DATA FOR THIS EXERCISE>
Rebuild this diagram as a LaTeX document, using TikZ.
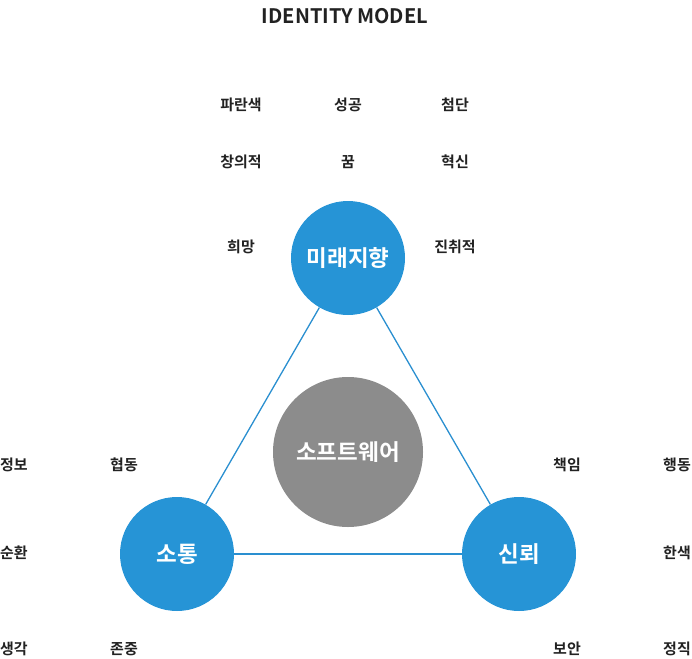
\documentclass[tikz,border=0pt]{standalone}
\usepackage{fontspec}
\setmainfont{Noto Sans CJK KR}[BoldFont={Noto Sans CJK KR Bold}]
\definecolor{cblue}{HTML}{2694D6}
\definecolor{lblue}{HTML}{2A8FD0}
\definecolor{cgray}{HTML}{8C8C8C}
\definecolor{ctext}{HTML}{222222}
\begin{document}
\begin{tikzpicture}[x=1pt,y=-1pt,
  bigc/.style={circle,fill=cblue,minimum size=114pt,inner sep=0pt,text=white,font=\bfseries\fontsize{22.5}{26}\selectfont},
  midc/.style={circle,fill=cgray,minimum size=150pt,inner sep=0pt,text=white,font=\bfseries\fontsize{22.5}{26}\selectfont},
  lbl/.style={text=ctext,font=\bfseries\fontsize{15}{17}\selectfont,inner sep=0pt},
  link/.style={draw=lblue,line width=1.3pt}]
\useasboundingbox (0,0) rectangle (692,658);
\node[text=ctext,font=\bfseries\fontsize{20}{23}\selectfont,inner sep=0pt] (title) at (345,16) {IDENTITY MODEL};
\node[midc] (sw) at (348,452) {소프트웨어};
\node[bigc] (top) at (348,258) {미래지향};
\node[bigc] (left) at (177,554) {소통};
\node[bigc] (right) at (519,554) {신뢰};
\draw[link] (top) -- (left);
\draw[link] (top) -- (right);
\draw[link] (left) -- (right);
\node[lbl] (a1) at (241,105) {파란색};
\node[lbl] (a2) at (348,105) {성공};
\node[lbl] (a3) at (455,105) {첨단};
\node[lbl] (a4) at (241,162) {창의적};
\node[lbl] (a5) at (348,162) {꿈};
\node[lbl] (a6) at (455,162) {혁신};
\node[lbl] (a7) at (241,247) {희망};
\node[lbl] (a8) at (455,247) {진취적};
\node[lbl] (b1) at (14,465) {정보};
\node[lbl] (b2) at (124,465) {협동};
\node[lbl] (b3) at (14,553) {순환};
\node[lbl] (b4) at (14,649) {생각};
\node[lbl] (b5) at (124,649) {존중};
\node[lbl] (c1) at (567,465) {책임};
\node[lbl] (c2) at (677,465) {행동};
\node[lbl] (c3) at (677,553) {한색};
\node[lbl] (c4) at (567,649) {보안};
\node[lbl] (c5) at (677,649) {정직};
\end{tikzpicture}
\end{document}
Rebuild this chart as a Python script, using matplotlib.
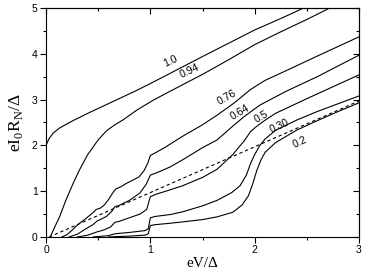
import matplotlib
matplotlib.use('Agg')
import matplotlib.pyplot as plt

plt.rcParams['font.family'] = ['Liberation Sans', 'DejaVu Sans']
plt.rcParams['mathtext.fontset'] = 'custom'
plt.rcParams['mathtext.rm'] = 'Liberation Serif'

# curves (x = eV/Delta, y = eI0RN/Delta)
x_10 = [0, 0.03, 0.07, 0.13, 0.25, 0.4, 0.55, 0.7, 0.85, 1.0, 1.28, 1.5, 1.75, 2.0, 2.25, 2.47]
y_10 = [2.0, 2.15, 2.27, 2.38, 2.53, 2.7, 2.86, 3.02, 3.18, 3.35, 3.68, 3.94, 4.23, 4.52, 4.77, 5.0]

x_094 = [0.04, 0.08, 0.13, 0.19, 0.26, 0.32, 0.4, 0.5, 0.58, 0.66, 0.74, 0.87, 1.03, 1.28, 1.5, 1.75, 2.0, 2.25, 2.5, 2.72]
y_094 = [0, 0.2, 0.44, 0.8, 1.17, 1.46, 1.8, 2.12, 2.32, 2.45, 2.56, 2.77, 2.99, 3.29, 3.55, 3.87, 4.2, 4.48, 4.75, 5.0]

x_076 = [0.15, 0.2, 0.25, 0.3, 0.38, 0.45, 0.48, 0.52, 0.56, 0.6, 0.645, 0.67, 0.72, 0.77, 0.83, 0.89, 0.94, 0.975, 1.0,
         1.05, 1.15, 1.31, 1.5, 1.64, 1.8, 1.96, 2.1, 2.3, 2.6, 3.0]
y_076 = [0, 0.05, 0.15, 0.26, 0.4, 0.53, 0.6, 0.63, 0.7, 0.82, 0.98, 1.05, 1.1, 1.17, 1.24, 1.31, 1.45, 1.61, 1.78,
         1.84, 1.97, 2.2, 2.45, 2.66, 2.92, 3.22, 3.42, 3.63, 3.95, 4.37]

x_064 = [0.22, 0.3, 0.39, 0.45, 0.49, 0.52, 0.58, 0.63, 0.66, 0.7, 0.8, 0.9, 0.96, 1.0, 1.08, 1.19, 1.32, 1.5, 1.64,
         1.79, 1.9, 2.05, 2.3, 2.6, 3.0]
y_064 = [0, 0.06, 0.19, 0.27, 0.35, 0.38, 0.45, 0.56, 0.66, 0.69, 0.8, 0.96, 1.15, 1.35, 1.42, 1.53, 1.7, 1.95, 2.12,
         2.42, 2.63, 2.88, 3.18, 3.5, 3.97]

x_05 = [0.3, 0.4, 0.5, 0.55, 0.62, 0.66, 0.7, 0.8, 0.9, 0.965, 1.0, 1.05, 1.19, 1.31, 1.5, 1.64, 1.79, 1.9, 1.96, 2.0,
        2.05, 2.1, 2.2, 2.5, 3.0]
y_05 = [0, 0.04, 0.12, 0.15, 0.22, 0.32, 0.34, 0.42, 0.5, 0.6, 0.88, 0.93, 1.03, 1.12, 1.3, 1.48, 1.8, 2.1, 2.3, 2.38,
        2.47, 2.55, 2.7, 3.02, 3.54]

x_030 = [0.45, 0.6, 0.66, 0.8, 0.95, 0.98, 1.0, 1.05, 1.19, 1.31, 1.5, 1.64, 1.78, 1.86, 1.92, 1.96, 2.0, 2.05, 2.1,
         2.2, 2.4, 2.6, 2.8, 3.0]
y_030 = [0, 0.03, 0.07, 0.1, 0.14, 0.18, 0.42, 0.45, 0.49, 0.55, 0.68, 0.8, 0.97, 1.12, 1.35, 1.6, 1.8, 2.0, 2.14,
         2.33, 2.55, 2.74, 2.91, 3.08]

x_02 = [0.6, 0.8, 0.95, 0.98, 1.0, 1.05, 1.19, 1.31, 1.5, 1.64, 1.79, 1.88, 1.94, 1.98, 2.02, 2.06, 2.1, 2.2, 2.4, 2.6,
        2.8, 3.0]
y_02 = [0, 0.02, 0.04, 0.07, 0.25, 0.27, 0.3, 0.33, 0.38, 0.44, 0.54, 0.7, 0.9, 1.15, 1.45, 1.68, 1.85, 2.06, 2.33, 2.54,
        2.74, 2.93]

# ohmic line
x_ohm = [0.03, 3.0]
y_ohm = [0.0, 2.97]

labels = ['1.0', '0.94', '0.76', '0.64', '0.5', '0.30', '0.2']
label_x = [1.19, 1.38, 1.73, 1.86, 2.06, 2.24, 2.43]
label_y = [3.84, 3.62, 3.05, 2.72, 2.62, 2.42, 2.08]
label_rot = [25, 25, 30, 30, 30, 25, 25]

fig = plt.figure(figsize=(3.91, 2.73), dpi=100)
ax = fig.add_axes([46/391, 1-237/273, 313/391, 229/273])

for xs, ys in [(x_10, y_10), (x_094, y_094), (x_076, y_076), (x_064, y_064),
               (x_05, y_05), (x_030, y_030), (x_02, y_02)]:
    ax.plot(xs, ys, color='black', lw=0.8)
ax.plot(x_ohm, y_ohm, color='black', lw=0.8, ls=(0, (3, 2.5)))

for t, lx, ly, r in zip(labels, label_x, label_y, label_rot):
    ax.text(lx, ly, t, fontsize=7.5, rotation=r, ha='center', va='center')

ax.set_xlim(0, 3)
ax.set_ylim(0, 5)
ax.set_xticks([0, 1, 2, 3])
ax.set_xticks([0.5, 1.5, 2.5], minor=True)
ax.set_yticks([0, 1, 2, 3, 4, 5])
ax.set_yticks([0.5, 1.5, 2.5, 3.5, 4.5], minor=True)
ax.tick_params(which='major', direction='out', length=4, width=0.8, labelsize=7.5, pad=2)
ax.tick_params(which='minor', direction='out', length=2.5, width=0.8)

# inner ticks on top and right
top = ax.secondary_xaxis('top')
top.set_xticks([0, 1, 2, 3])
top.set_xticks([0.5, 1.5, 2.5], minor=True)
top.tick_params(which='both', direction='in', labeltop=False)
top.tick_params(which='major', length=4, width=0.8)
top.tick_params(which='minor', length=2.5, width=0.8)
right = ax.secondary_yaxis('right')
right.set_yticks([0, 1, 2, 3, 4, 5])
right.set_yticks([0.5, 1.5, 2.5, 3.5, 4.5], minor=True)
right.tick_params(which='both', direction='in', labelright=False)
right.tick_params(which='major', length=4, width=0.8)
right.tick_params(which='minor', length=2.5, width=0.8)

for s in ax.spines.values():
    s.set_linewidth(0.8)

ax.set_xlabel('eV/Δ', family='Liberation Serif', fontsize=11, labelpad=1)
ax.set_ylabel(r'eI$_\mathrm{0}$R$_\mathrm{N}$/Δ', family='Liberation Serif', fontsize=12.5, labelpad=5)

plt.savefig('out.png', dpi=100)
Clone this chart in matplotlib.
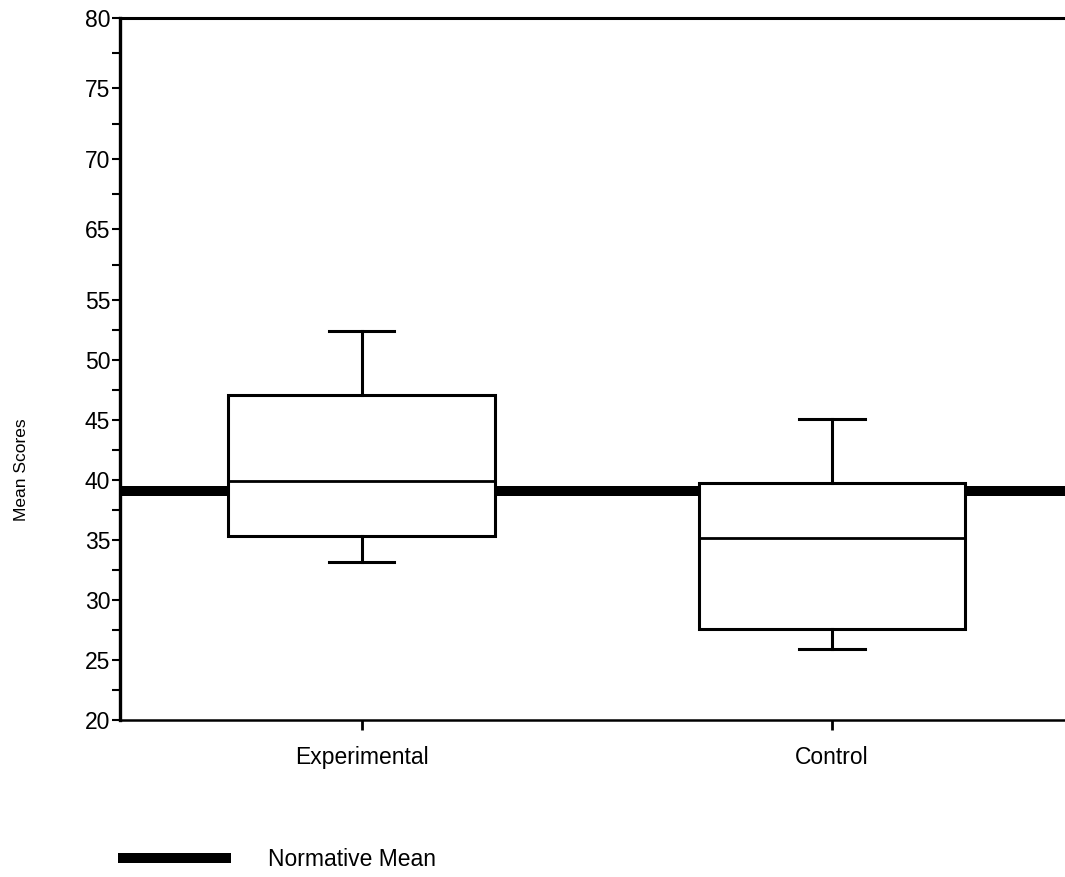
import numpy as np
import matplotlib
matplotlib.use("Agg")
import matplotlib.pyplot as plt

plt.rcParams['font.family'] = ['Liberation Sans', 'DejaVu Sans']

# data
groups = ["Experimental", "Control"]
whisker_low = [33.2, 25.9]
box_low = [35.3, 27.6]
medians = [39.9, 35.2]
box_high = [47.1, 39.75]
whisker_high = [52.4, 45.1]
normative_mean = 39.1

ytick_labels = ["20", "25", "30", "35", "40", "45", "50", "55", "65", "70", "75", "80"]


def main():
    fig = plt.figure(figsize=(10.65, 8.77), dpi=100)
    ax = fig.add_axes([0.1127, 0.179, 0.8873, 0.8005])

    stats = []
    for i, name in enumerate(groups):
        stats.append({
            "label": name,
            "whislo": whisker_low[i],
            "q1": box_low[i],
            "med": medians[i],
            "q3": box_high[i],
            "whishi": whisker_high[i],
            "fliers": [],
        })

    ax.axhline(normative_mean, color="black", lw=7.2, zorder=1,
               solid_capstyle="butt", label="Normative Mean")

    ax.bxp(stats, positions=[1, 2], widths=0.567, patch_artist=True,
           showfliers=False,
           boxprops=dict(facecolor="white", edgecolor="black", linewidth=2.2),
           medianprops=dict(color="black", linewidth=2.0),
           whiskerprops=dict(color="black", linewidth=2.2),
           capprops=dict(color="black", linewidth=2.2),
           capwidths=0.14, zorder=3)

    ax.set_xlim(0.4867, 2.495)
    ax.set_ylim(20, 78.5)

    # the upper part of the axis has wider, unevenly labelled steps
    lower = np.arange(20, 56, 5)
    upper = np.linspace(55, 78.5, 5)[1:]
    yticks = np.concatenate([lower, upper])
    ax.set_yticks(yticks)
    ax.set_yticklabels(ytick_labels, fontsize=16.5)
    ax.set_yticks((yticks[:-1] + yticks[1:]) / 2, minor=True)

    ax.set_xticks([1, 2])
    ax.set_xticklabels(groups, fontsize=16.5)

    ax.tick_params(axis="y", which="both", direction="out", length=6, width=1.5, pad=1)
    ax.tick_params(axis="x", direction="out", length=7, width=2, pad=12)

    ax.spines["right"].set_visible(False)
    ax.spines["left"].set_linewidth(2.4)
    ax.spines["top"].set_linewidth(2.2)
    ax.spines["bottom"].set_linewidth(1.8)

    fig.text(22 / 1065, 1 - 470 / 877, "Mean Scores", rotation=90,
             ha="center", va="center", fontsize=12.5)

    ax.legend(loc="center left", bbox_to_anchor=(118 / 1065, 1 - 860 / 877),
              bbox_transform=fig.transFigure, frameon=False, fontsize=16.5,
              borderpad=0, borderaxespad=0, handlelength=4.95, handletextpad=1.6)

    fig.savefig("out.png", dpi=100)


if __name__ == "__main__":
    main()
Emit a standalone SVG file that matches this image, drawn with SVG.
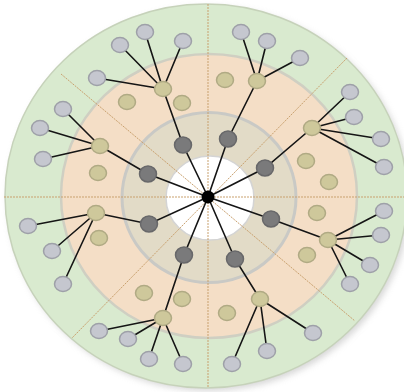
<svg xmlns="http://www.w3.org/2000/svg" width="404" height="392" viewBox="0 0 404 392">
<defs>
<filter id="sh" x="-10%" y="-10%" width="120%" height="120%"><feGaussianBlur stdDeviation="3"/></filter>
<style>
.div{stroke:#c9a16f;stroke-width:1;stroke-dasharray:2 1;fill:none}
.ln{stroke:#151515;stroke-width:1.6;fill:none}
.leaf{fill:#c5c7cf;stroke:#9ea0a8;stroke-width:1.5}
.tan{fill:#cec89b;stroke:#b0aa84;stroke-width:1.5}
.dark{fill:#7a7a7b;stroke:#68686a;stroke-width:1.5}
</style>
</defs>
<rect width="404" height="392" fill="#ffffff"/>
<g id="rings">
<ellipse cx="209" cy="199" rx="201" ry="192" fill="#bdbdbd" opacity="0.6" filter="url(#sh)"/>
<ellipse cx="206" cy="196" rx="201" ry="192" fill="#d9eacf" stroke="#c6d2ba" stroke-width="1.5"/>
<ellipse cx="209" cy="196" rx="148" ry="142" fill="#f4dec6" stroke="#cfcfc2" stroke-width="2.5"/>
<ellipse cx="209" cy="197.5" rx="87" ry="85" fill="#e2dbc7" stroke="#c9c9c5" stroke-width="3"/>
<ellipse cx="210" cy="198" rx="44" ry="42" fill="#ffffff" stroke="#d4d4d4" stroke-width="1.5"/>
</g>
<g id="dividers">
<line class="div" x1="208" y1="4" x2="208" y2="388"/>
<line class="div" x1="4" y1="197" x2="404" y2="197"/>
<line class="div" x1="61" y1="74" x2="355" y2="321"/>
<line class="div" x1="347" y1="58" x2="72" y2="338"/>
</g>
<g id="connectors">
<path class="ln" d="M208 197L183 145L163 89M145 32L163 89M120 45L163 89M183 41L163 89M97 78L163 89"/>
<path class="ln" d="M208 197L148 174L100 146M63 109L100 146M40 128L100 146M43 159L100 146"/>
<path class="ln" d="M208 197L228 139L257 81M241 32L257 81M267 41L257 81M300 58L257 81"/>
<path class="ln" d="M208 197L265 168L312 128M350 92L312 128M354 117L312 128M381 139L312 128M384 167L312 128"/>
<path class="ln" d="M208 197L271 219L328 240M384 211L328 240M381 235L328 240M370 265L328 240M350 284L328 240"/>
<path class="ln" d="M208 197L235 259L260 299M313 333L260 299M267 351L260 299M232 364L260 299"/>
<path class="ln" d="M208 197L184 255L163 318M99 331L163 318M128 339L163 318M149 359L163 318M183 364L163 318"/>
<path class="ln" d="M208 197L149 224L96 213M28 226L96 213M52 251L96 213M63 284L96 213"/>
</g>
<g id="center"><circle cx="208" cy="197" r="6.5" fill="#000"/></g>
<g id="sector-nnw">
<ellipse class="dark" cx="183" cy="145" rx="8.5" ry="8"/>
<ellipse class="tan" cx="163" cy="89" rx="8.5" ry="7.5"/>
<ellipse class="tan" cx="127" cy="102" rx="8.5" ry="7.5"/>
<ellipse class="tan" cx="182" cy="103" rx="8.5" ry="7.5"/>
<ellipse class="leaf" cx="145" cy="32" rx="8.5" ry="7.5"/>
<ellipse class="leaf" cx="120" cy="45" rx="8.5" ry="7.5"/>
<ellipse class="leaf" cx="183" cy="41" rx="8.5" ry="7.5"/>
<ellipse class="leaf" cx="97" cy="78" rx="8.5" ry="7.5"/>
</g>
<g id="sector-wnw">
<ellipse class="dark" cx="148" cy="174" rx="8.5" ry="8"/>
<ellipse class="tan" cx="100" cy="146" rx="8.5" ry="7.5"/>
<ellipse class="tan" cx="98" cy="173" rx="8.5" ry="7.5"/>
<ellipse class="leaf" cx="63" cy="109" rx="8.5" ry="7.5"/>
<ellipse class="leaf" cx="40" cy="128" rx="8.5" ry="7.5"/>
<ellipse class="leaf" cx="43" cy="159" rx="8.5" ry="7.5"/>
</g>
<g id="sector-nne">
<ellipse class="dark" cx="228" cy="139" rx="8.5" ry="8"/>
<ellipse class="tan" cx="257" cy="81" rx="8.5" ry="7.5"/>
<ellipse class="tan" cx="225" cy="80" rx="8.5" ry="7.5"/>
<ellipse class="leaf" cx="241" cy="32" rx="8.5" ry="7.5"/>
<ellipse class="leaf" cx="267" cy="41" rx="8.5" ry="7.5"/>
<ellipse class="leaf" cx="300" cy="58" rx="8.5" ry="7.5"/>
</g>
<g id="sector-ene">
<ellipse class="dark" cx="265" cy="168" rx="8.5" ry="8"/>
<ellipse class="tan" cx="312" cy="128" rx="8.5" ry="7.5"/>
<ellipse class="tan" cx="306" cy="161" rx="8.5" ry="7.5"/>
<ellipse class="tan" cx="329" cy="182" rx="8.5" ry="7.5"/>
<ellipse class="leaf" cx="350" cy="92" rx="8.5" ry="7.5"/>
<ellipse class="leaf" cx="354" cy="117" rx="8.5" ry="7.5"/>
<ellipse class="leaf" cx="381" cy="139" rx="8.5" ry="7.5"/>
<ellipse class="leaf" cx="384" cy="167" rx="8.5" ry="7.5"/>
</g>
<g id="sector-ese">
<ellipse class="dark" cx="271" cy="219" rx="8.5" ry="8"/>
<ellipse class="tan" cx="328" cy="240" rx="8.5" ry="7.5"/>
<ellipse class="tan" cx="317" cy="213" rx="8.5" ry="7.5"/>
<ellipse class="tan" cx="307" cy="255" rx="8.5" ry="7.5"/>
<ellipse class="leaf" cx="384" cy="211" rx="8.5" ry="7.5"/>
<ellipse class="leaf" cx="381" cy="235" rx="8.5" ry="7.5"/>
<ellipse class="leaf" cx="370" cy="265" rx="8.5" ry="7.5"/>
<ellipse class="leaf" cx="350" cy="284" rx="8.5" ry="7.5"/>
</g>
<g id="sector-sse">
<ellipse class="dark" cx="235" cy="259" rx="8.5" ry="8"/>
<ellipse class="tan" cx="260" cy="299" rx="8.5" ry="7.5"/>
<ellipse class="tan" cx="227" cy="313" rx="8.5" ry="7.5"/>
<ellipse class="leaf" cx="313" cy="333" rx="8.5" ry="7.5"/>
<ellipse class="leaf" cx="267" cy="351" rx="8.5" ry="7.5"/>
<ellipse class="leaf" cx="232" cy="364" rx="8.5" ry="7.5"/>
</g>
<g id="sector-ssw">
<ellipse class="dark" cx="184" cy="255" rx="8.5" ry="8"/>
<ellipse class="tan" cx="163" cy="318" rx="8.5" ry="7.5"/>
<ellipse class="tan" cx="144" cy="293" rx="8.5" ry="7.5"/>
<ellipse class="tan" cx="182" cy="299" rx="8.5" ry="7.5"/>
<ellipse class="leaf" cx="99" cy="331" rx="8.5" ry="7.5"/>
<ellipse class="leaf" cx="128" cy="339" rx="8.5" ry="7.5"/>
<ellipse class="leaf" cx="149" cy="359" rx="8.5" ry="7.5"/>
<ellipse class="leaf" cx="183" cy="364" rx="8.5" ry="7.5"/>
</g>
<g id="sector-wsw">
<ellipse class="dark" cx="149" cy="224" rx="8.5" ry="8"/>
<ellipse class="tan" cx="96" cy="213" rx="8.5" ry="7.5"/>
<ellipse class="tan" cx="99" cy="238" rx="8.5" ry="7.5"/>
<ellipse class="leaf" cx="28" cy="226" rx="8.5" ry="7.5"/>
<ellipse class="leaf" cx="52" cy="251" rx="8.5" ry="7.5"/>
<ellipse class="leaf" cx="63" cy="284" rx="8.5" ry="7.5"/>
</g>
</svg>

YOUR TASK> From the line with "Clone this chart in matplotlib." to the line with "ax.set_ylim(20, 78.5)", set down those lines word for word and only those, counting both ends. Pictures stay out of the copy.

EXERCISE ANSWER>
Clone this chart in matplotlib.
import numpy as np
import matplotlib
matplotlib.use("Agg")
import matplotlib.pyplot as plt

plt.rcParams['font.family'] = ['Liberation Sans', 'DejaVu Sans']

# data
groups = ["Experimental", "Control"]
whisker_low = [33.2, 25.9]
box_low = [35.3, 27.6]
medians = [39.9, 35.2]
box_high = [47.1, 39.75]
whisker_high = [52.4, 45.1]
normative_mean = 39.1

ytick_labels = ["20", "25", "30", "35", "40", "45", "50", "55", "65", "70", "75", "80"]


def main():
    fig = plt.figure(figsize=(10.65, 8.77), dpi=100)
    ax = fig.add_axes([0.1127, 0.179, 0.8873, 0.8005])

    stats = []
    for i, name in enumerate(groups):
        stats.append({
            "label": name,
            "whislo": whisker_low[i],
            "q1": box_low[i],
            "med": medians[i],
            "q3": box_high[i],
            "whishi": whisker_high[i],
            "fliers": [],
        })

    ax.axhline(normative_mean, color="black", lw=7.2, zorder=1,
               solid_capstyle="butt", label="Normative Mean")

    ax.bxp(stats, positions=[1, 2], widths=0.567, patch_artist=True,
           showfliers=False,
           boxprops=dict(facecolor="white", edgecolor="black", linewidth=2.2),
           medianprops=dict(color="black", linewidth=2.0),
           whiskerprops=dict(color="black", linewidth=2.2),
           capprops=dict(color="black", linewidth=2.2),
           capwidths=0.14, zorder=3)

    ax.set_xlim(0.4867, 2.495)
    ax.set_ylim(20, 78.5)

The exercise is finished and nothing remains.